To have an "authentic" label, food would have to be sold directly by the person or family who grew it -- no middleman. (Of course, many farmers don't have the time or desire to do their own retail selling. But if they did, customers could give useful feedback on varieties, ripeness, and taste.) "Fresh fruits and vegetables, milk, eggs, and meat [would be] produced within a 50-mile radius of their place of final sale," Coleman wrote, suggesting possible standards. "The seed and storage crops (grains, beans, nuts, potatoes, etc.) [would be] produced within a 300-mile radius." Only "traditional processed foods" -- cheese, bread, wine -- could claim to be "made with authentic ingredients."

Don't get me wrong, this sounds tastier than an Adorno lecture on the false authenticity of jazz. I'd gratefully eat a meal made with this stuff, and hugely enjoy shopping for the ingredients. But only the delusionally hopeful would look at that list and see anything other than a trailer for Organic: The Revenge.

The tale of organics' fall from grace is pretty well known: Once upon a time, the word organic was the center of a vague cluster of ideas, including wholesomeness, family farming, naturalness, freshness and, well, authenticity. For a while, only dirty hippies and even dirtier yuppies cared much about the topic. But as it oozed out into the world, marketing departments at food manufacturers were struck with a thought: A word with those juicy connotations is worth money. So lots of folks made concessions to the ideas in their process or ingredients and started slapping the word organic on their labels. (Something similar happened with the word natural too.)

That made the jealous guardians of America's food packaging, the U.S. Department of Agriculture, antsy. As in many bureaucracies, the USDA's official stance is: If there's money to be made, there are regulations to be written. In due course, a carefully-negotiated set of federal regulations were released. And--at almost precisely that moment--the top tier of foodies stopped giving a hoot about organic food.

Eliot Coleman, the fine market gardener who lives on the coast of Maine [who came up with the definition of food authenticity above], has no doubt that well-raised organic food is superior to conventional, but after the government defined "organic," he concluded it was "dead as a meaningful synonym for the highest quality food."

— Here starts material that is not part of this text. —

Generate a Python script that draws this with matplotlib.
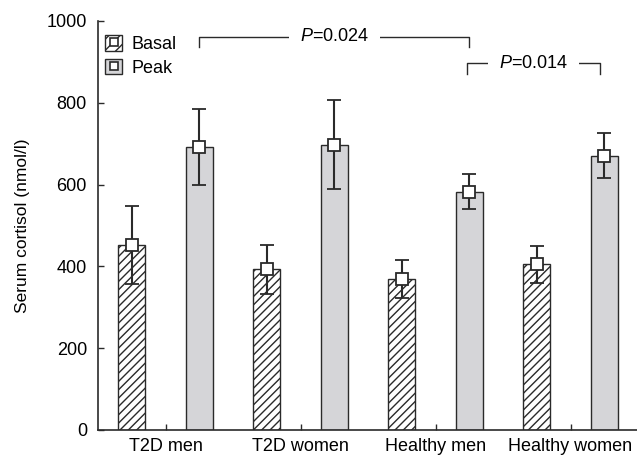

The same future awaits authenticity: Squint your eyes and you can make out the wiggle room in the concept of "traditionally processed foods." Imagine the creative business arrangements that will allow farmers' third-cousins by adoption twice-removed to perform middleman roles. See the loopholes written into the law to allow inner city "food deserts" to benefit equally from authentic food.

I doubt Coleman wants the feds to get involved, and there's nothing wrong with encouraging people to eat directly from farmstands, even if it's primarily for aesthetic reasons. Nor is there anything wrong with branding that effort. But trying to capture a powerful concept like authenticity in a list of food mileages is bound in end in heartbreak--and probably heartburn, too. This sort of thing is corporation bait--hey look, there's already an Authentic Foods brand, available at Amazon.com! And a book called Authenticity: What Consumers Really Want from 2007!--and thus regulator bait of the most irresistible kind.